The Library of Congress is still working on plans to create a searchable archive of nearly every public tweet ever sent, but the challenges inherent in that task are making it a slow process.
Understandably so, considering the substantial growth in tweets in recent years; the LoC is essentially trying to tame a very rapidly moving dataset.
If it ever happens, a searchable archive of tweets could prove valuable to researchers, analysts, marketers and others. You can imagine brands wanting to search for Twitter trends surrounding major product/service announcements, or researchers looking for Twitter activity surrounding major world events.

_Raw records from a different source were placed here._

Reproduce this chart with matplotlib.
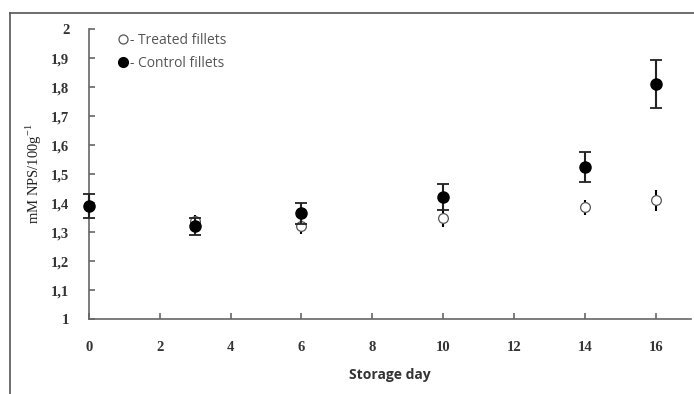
import matplotlib
matplotlib.use("Agg")
import matplotlib.pyplot as plt
from matplotlib.lines import Line2D
from matplotlib.ticker import FuncFormatter

# storage days
days = [0, 3, 6, 10, 14, 16]

# treated fillets (open markers)
treated = [1.39, 1.34, 1.32, 1.35, 1.385, 1.41]
treated_err = [0.03, 0.02, 0.025, 0.033, 0.025, 0.037]

# control fillets (filled markers)
control = [1.39, 1.32, 1.365, 1.42, 1.525, 1.81]
control_err = [0.04, 0.03, 0.037, 0.045, 0.053, 0.083]

y_ticks = [1.0, 1.1, 1.2, 1.3, 1.4, 1.5, 1.6, 1.7, 1.8, 1.9, 2.0]
x_ticks = [0, 2, 4, 6, 8, 10, 12, 14, 16]

fig = plt.figure(figsize=(6.94, 3.94), dpi=100)
ax = fig.add_axes([0.128, 0.19, 0.868, 0.736])

eb1 = ax.errorbar(days, treated, yerr=treated_err, fmt="o", mfc="white", mec="#555555",
                  mew=0.9, ms=7, ecolor="black", elinewidth=1.5, capsize=0, zorder=3)
eb2 = ax.errorbar(days, control, yerr=control_err, fmt="o", mfc="black", mec="black",
                  ms=8, ecolor="#222222", elinewidth=1.5, capsize=4, capthick=1.3, zorder=4)
for eb in (eb1, eb2):
    for art in eb.get_children():
        art.set_clip_on(False)

ax.set_xlim(0, 17)
ax.set_ylim(1, 2)
ax.set_xticks(x_ticks)
ax.set_yticks(y_ticks)
ax.yaxis.set_major_formatter(FuncFormatter(
    lambda v, p: "1" if abs(v - 1) < 1e-9 else ("2" if abs(v - 2) < 1e-9 else f"{v:.1f}".replace(".", ","))))

for s in ["top", "right"]:
    ax.spines[s].set_visible(False)
for s in ["left", "bottom"]:
    ax.spines[s].set_color("#666666")
    ax.spines[s].set_linewidth(1.2)

ax.tick_params(direction="in", length=4, color="#666666", width=1.2,
               labelsize=10.5, labelcolor="#333333")
ax.tick_params(axis="x", pad=16)
ax.tick_params(axis="y", pad=14)
for lab in ax.get_xticklabels() + ax.get_yticklabels():
    lab.set_family("Liberation Serif")
    lab.set_fontweight("bold")

ax.set_xlabel("Storage day", family="Open Sans", fontweight="bold", fontsize=10,
              color="#333333", labelpad=10)
ax.set_ylabel("mM NPS/100g$^{\\mathregular{-1}}$", family="Liberation Serif", fontsize=10.5,
              color="#222222", labelpad=5)

handles = [
    Line2D([], [], ls="none", marker="o", mfc="white", mec="#555555", mew=0.9, ms=6.5),
    Line2D([], [], ls="none", marker="o", mfc="black", mec="black", ms=7),
]
leg = ax.legend(handles, ["- Treated fillets", "- Control fillets"], loc="upper left",
                bbox_to_anchor=(0.025, 1.03), frameon=False, handletextpad=0.0,
                handlelength=1.0, labelspacing=0.6, prop={"family": "Open Sans", "size": 10})
for t in leg.get_texts():
    t.set_color("#555555")

# outer frame of the original figure (top and left edges)
fig.add_artist(Line2D([0.0145, 1.0], [0.967, 0.967], transform=fig.transFigure,
                      color="#555555", lw=1.2))
fig.add_artist(Line2D([0.0145, 0.0145], [0.0, 0.967], transform=fig.transFigure,
                      color="#555555", lw=1.2))

fig.savefig("out.png", dpi=100)
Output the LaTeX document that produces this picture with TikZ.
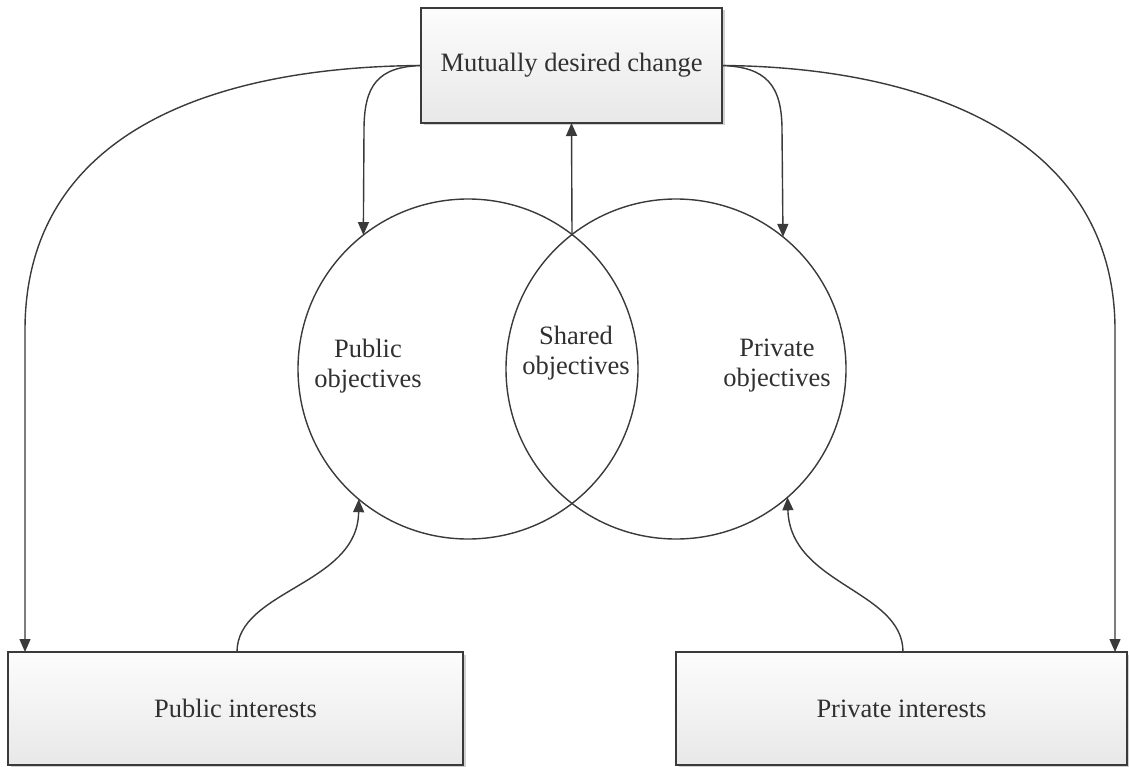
\documentclass[tikz,border=0pt]{standalone}
\usepackage{fontspec}
\setmainfont{Liberation Serif}
\usetikzlibrary{arrows.meta,shadows}
\definecolor{ln}{HTML}{3A3A3A}
\definecolor{tx}{HTML}{303030}
\tikzset{
  boxnode/.style={draw=ln, line width=1.5pt, rectangle, inner sep=0pt, outer sep=0pt,
    top color=white!99!black, bottom color=white!91!black,
    drop shadow={shadow xshift=2.5pt, shadow yshift=-2.5pt, opacity=0.18, fill=black},
    text=tx, font=\fontsize{26.5}{30}\selectfont},
  circnode/.style={draw=ln, line width=1.4pt, circle, minimum size=340pt, inner sep=0pt, outer sep=0pt},
  lbl/.style={align=center, text=tx, font=\fontsize{26.5}{30}\selectfont, inner sep=0pt},
  arr/.style={draw=ln, line width=1.4pt, -{Triangle[length=13pt,width=11pt]}},
}
\begin{document}
\begin{tikzpicture}[x=1pt,y=-1pt]
\useasboundingbox (0,0) rectangle (1129,767);
\fill[white] (0,0) rectangle (1129,767);
% circles
\node[circnode] (lc) at (468,369) {};
\node[circnode] (rc) at (676,369) {};
\coordinate (itop) at (572,234.5);
% boxes
\node[boxnode, minimum width=301pt, minimum height=115pt] (top) at (571.5,65.5) {Mutually desired change};
\node[boxnode, minimum width=455pt, minimum height=113pt] (pub) at (235.5,708.5) {Public interests};
\node[boxnode, minimum width=451pt, minimum height=113pt] (pri) at (901.5,708.5) {Private interests};
% labels
\node[lbl] (lpub) at (368,366.5) {Public\\objectives};
\node[lbl] (lsh) at (576,353.5) {Shared\\objectives};
\node[lbl] (lpri) at (777,365.5) {Private\\objectives};
% connectors
\draw[arr] (top.west) .. controls (200,67) and (25,140) .. (25,330) -- ([xshift=17pt]pub.north west);
\draw[arr] (top.east) .. controls (930,67) and (1115,140) .. (1115,330) -- ([xshift=-12pt]pri.north east);
\draw[arr] (top.west) .. controls (378,67) and (364,85) .. (364,130) -- (lc.128);
\draw[arr] (top.east) .. controls (766,67) and (782,85) .. (782,130) -- (rc.51);
\draw[arr] (itop) -- (top.south);
\draw[arr] ([xshift=1.5pt]pub.north) .. controls (237,590) and (358,585) .. (lc.230);
\draw[arr] ([xshift=1.5pt]pri.north) .. controls (903,590) and (790,585) .. (rc.311);
\end{tikzpicture}
\end{document}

On Friday, Gayle Osterberg, the Library’s Director of Communications, announced that the LoC is now getting about 500 million tweets per day, up from about 140 million when the project began in February 2011. She spelled out some of the challenges that the project poses.
Currently, executing a single search of just the fixed 2006-2010 archive on the Library’s systems could take 24 hours. This is an inadequate situation in which to begin offering access to researchers, as it so severely limits the number of possible searches.
The Library has assessed existing software and hardware solutions that divide and simultaneously search large data sets to reduce search time, so-called “distributed and parallel computing”. To achieve a significant reduction of search time, however, would require an extensive infrastructure of hundreds if not thousands of servers. This is cost-prohibitive and impractical for a public institution.
In a Washington Post article, Deputy Librarian of Congress Robert Dizard Jr. says the collection will eventually be made available only within the Library itself so that its archive doesn’t compete with commercial services that offer Twitter archives — that’s part of the agreement with Twitter.
But, as Gary Price said on INFOdocket, it doesn’t sound like any of that will happen anytime soon.